Entries:
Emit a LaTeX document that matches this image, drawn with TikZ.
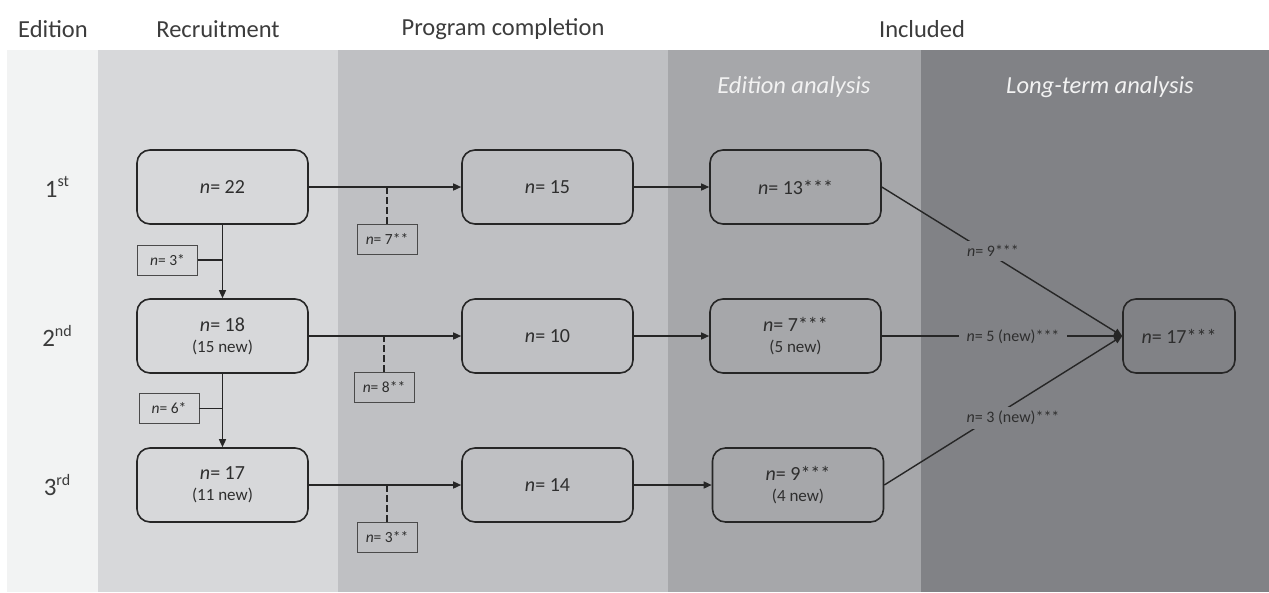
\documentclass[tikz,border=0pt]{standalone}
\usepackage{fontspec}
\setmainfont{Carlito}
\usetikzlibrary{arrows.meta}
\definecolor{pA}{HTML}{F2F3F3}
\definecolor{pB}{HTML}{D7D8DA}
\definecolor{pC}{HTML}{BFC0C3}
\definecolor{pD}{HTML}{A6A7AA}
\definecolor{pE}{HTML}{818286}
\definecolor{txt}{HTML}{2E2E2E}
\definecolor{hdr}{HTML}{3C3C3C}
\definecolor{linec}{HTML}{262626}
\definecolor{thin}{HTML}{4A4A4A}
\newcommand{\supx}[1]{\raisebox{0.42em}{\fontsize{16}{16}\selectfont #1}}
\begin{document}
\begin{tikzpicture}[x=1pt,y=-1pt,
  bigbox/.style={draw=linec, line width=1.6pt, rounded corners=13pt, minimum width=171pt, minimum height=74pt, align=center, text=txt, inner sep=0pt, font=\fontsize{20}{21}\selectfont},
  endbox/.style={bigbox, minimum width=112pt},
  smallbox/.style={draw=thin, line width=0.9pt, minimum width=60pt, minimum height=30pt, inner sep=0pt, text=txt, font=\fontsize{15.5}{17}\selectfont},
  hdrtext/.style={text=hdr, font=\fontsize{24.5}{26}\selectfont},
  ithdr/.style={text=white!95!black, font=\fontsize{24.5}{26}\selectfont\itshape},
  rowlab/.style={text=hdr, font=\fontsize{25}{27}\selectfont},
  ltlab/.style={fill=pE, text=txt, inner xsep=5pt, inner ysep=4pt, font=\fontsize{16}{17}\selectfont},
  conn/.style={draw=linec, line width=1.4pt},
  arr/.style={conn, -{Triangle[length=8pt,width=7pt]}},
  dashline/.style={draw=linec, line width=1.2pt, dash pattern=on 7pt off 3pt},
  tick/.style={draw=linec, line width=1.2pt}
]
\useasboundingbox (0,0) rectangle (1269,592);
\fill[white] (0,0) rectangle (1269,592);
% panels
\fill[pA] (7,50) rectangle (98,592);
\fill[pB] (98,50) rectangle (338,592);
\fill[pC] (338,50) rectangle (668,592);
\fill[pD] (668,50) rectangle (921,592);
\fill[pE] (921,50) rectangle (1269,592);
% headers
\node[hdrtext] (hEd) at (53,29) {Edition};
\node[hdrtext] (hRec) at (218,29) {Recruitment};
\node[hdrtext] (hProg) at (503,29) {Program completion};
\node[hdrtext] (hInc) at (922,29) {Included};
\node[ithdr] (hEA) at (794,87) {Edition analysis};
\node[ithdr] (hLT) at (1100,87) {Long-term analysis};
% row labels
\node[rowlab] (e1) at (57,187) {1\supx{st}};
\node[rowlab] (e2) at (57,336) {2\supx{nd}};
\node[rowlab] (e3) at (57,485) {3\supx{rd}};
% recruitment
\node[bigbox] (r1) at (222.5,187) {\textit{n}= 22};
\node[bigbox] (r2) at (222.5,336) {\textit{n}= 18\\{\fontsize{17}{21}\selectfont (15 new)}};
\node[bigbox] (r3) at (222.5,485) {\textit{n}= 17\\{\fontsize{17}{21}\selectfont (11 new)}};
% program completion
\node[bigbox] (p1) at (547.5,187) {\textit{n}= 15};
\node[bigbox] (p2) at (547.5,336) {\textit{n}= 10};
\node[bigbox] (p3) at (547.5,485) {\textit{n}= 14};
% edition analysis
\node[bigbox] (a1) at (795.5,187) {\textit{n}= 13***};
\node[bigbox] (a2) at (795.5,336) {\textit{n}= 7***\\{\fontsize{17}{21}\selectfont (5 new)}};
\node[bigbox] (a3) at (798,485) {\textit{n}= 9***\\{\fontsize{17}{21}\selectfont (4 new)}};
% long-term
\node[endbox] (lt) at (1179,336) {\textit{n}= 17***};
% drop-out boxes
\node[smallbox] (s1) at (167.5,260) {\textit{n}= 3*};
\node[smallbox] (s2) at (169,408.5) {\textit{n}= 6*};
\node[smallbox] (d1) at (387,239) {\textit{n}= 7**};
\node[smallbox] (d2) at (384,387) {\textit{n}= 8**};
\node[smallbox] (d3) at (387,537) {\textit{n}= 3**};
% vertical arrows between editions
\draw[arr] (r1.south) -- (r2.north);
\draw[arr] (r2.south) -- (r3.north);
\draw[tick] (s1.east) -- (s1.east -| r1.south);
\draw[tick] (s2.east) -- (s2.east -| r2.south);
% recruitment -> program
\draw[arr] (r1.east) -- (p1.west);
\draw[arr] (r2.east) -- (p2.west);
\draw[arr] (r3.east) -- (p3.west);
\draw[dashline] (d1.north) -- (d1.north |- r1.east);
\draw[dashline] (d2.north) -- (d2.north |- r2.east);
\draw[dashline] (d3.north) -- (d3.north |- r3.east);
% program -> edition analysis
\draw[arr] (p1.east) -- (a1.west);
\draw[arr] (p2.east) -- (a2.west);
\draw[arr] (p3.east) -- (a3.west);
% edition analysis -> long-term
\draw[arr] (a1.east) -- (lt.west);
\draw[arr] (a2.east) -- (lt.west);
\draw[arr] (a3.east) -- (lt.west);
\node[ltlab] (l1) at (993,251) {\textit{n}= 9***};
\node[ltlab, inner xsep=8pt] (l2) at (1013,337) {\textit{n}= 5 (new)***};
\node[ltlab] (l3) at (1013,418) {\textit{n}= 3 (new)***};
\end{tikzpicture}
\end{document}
--
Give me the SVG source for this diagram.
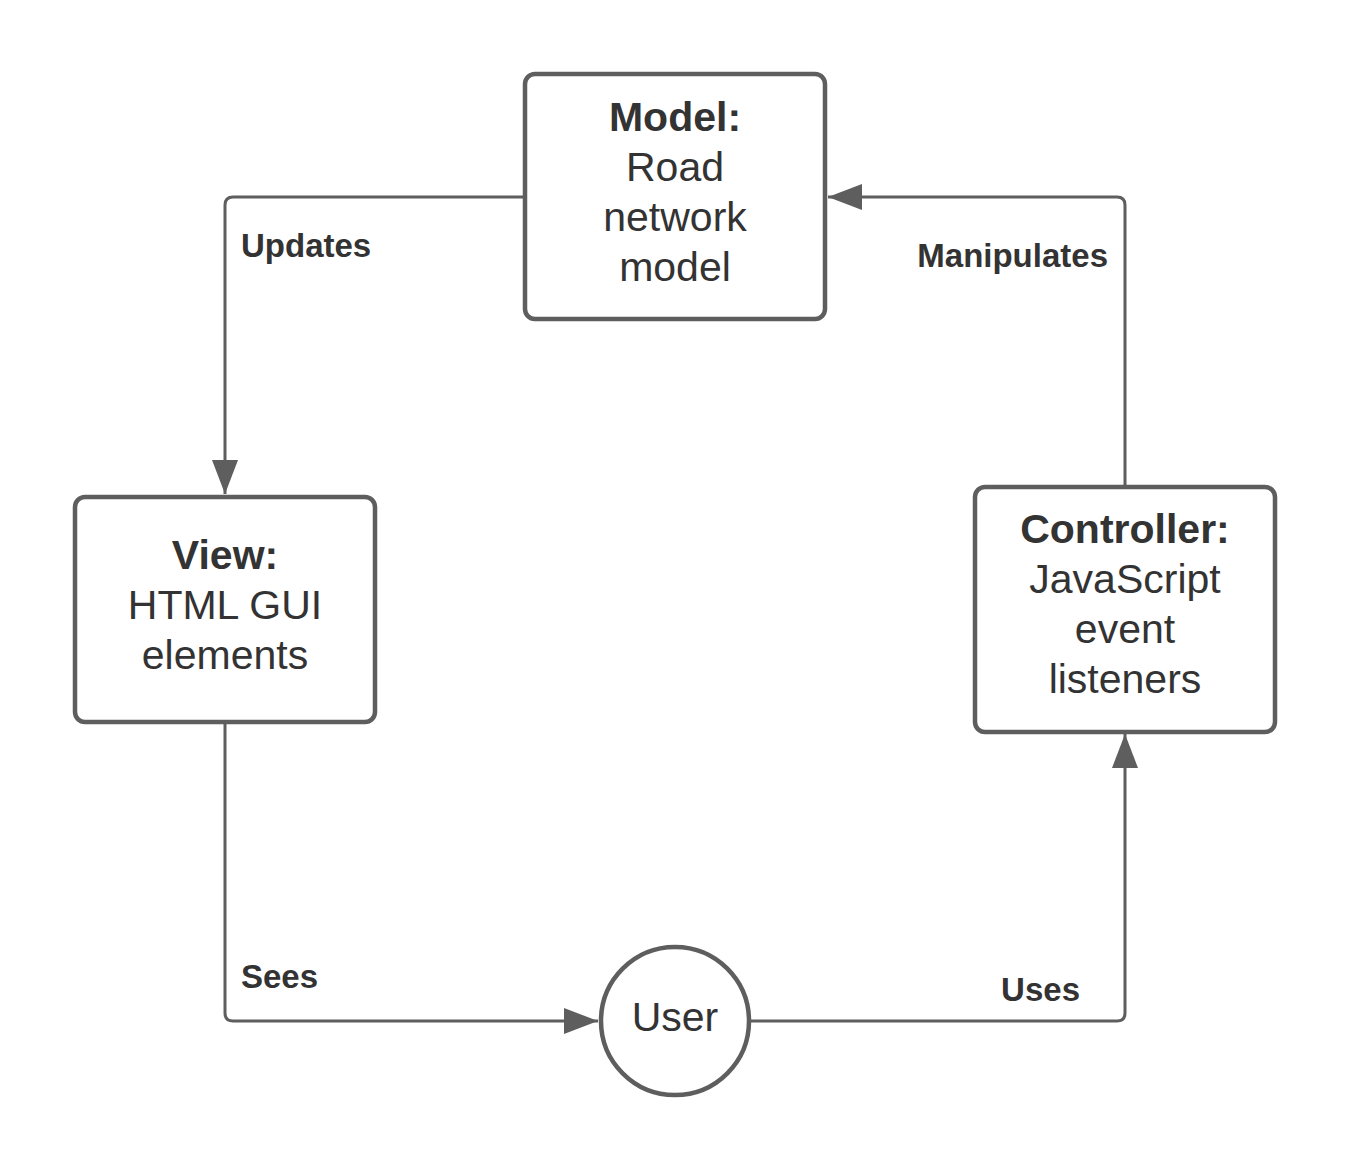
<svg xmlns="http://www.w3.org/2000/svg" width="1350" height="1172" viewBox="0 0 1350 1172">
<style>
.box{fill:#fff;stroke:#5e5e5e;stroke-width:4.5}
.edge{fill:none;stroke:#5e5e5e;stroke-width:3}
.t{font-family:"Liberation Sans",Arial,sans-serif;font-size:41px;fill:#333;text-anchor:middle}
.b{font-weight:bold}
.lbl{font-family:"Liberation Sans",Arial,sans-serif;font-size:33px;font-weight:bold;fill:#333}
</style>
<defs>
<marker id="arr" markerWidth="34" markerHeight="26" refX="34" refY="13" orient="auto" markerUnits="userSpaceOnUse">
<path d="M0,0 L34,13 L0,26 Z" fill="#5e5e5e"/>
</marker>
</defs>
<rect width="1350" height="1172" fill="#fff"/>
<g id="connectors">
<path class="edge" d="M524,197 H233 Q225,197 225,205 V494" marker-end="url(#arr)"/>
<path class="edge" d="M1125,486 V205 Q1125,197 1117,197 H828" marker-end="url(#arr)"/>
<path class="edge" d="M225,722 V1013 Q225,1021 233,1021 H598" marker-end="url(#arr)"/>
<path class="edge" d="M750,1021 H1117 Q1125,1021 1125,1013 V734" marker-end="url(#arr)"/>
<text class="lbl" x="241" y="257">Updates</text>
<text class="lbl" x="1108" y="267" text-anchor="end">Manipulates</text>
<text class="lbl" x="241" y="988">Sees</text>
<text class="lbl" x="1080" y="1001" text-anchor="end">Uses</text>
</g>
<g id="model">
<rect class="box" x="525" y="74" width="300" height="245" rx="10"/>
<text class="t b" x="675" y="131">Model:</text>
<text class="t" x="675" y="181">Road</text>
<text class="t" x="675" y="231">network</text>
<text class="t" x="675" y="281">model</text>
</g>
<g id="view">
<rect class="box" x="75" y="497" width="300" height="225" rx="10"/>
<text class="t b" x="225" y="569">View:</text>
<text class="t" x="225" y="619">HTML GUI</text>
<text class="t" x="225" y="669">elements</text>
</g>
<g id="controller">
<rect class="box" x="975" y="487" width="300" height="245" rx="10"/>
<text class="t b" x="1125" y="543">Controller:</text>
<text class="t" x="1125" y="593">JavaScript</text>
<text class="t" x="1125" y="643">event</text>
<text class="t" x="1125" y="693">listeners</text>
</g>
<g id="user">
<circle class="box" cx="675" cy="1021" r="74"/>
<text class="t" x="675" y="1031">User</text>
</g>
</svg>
* * *
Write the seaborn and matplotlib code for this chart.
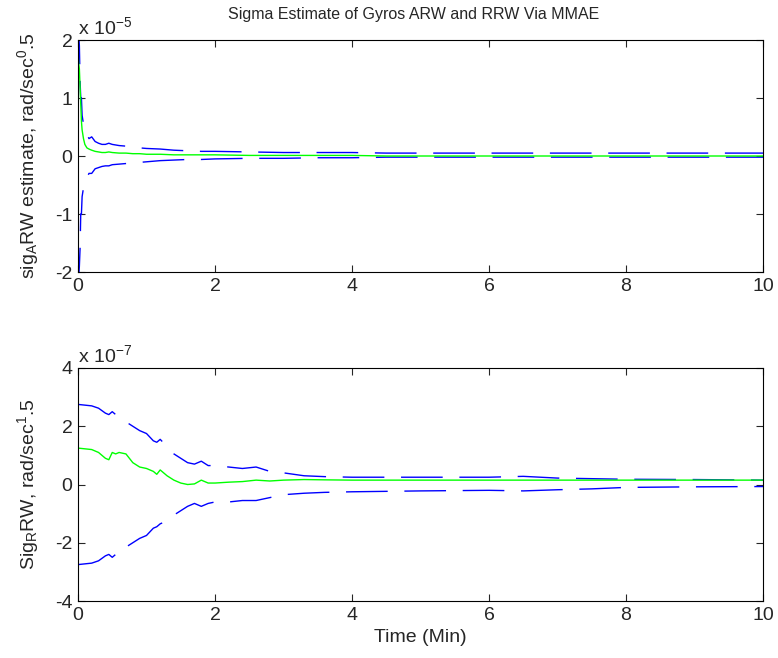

Task: Go through the listing above and list every line that has the word "this".

Exercise answer:
Emit a LaTeX document that matches this image, drawn with TikZ.
Give me the SVG source for this diagram.
Write the seaborn and matplotlib code for this chart.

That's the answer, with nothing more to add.